Why a Microsoft Branded PC Would Be a Good Thing

Microsoft, though best known for the Windows operating system, is no stranger to the world of hardware. Their line of peripherals are top sellers and generally well received by users, the Xbox is on top of the HD game console market, and other various hardware projects have done generally well. They have not, however, entered in to the market as a PC OEM. Here are a few reasons why I believe a Microsoft branded PC would be a good thing:

When you consider the various points made in the ongoing Apple vs. PC debate, one of the biggest arguments against Microsoft’s platform is the broad range of hardware and occasional incompatibilities associated with the incredibly wide range of drivers and standards that go in to building hardware for the Windows platform. Because Microsoft can’t possibly account for every variable manufacturers present, a single update can have a very negative impact on the end user until the OEM can revise their drivers. It’s easy to blame Microsoft for this, but this issue is often a two-way failure.

If Microsoft knows exactly what they have to work with in terms of specifications and power, they can build an OS around this. In the case of Apple, their operating system (OS X) is optimized for a predictable set of hardware giving them the ability to script how the software interacts with the physical machine in a more efficient way. This is why a video card with 256 MB of RAM appears to perform better than the equivalent on a Windows machine in many cases. This doesn’t mean that you can’t get better performance with more powerful hardware on a Windows PC.

Data Footprint
Currently, Windows has a reputation for being very large and cumbersome. One major reason for this is a need for backwards compatibility not only for software created for previous versions, but also older hardware. When you consider how many hundreds of brands of products Microsoft currently has to consider when designing their software, it’s amazing the operating system doesn’t take up more space that it currently does. A lot of this was improved with the transition from Windows Vista to Windows 7, which broke much of the ancient and obsolete compatibility in favor of a more streamlined user experience.

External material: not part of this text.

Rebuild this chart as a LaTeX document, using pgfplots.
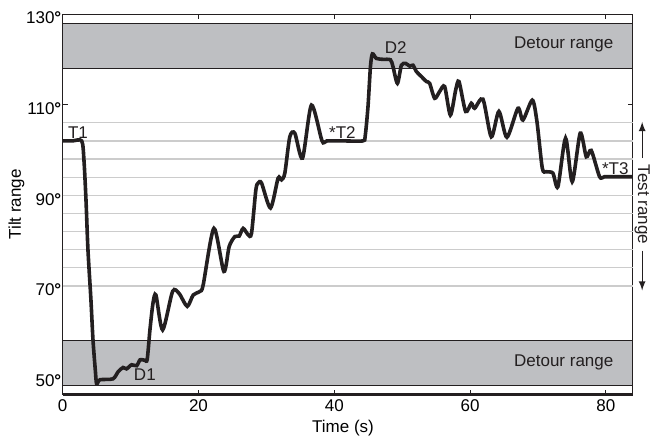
\documentclass[border=0pt]{standalone}
\usepackage{fontspec}
\setmainfont{Liberation Sans}
\usepackage{pgfplots}
\pgfplotsset{compat=1.18}

\definecolor{bandgray}{RGB}{190,191,194}
\definecolor{gridgray}{RGB}{204,204,204}
\definecolor{ink}{RGB}{35,31,32}

\begin{document}
\begin{tikzpicture}[font=\fontsize{8.5}{10}\selectfont]
\useasboundingbox (-31.35pt,-22.15pt) rectangle (293.65pt,197.35pt);
\begin{axis}[
  scale only axis,
  width=285.15pt, height=190.35pt,
  xmin=0, xmax=84,
  ymin=46, ymax=130,
  clip=false,
  axis line style={line width=0.5pt, ink},
  tick align=inside,
  major tick length=2.5pt,
  tick style={line width=0.5pt, ink},
  xtick={0,20,40,60,80},
  ytick={50,70,90,110,130},
  /pgf/number format/assume math mode=true,
  yticklabel={\pgfmathprintnumber{\tick}\textbf{°}},
  yticklabel style={inner sep=0.5pt, yshift=-2pt},
  xticklabel style={inner sep=2.5pt},
  extra y ticks={70,74,78,82,86,90,94,98,102,106},
  extra y tick labels={},
  extra y tick style={grid=major, major tick length=0pt,
    major grid style={gridgray, line width=0.6pt}},
  xlabel={Time (s)},
  ylabel={Tilt range},
  xlabel style={at={(axis description cs:0.4915,-0.0875)}, anchor=center},
  ylabel style={at={(axis description cs:-0.081,0.5)}, anchor=center},
]
% detour bands
\addplot[fill=bandgray, draw=ink, line width=0.5pt] coordinates {(0,118)(84,118)(84,128)(0,128)} -- cycle;
\addplot[fill=bandgray, draw=ink, line width=0.5pt] coordinates {(0,48)(84,48)(84,58)(0,58)} -- cycle;

% tilt trace
\addplot[ink, line width=1.8pt, smooth, tension=0.45] coordinates {
(0,102)(1.4,102)(2.8,102)(3.13,97.8)(3.43,89.0)(3.72,78.0)(4.16,66.9)(4.46,58.1)
(4.8,51.5)(5.0,48.4)(5.5,49.3)(7.4,49.5)(8.18,51.1)(8.9,52.0)(9.4,51.7)
(10.15,52.6)(10.9,52.4)(11.4,53.7)(12.1,53.6)(12.45,53.8)(12.85,60.3)
(13.3,66.2)(13.73,68.0)(14.72,60.3)(16.19,68.8)(17.16,68.3)(18.34,65.5)
(19.22,68.0)(20.21,68.8)(20.69,70.2)(22.27,82.7)(23.74,73.2)(24.52,78.7)
(25.36,80.9)(25.99,81.0)(26.58,82.7)(27.31,81.3)(27.81,81.6)(28.45,91.2)
(28.79,92.7)(29.29,92.7)(30.61,87.2)(31.73,93.8)(32.23,93.4)(32.72,94.9)
(33.45,102.9)(34.19,103.7)(35.32,98.2)(36.64,109.9)(38.2,102.0)(38.9,102.0)
(41.4,102.0)(44.2,102.0)(44.55,103.0)(44.97,109.6)(45.33,118.4)(45.62,121.2)(46.21,120.2)(47.18,120.0)
(48.27,119.9)(48.65,118.4)(49.3,114.7)(49.89,118.7)(50.52,119.1)(51.11,118.5)
(51.6,118.7)(52.1,117.3)(52.83,116.2)(53.57,115.1)(54.05,114.7)(54.79,111.4)
(55.52,112.9)(56.26,114.0)(57.1,107.7)(57.88,113.2)(58.37,115.1)(59.35,108.5)
(60.19,110.3)(60.68,109.2)(61.9,111.2)(63.13,102.9)(64.25,108.5)(65.43,102.8)
(67.05,109.2)(67.79,106.6)(69.17,111.0)(69.85,106.3)(70.64,96.0)(71.23,95.2)
(72.2,94.9)(72.94,91.9)(74.07,102.6)(75.05,93.0)(76.23,103.7)(77.12,98.5)
(77.85,99.9)(79.08,94.1)(79.8,94.1)(81.5,94.1)(84,94.1)
};

% heavier bottom axis line
\draw[ink, line width=1.4pt] (rel axis cs:0,0) -- (rel axis cs:1,0);

% annotations
\node[ink] at (axis cs:2.25,103.9) {T1};
\node[ink] at (axis cs:12.1,50.4) {D1};
\node[ink] at (axis cs:41.2,103.9) {*T2};
\node[ink] at (axis cs:49.05,122.6) {D2};
\node[ink] at (axis cs:81.4,95.9) {*T3};
\node[ink] at (axis cs:73.8,123.3) {Detour range};
\node[ink] at (axis cs:73.8,53.1) {Detour range};

% test range marker
\node[ink, rotate=-90, inner sep=0pt] at (axis cs:85.35,88) {Test range};
\draw[ink, line width=0.6pt, -latex] (axis cs:85.35,98.2) -- (axis cs:85.35,106.2);
\draw[ink, line width=0.6pt, -latex] (axis cs:85.35,77.8) -- (axis cs:85.35,69);
\end{axis}
\end{tikzpicture}
\end{document}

There are several very important reasons that Microsoft will likely never actually create their own line of PCs. For one, it would be a slap in the face of their OEMs which rely on Windows to run their hardware. By competing with their biggest customers, they run the risk of losing a major part of their overall income as they look for other options. We saw this with netbooks when they were first coming out. Because Windows Vista was too cumbersome to operate on the underpowered netbooks of the time, manufacturers like HP and Dell looked to lighter and thinner Linux-based operating systems to fulfill their customer’s needs. Though this effort didn’t take off and dominate the market place, it (in addition to backlash from other PC platforms) was enough to push Microsoft to continue to support XP for an extended period of time.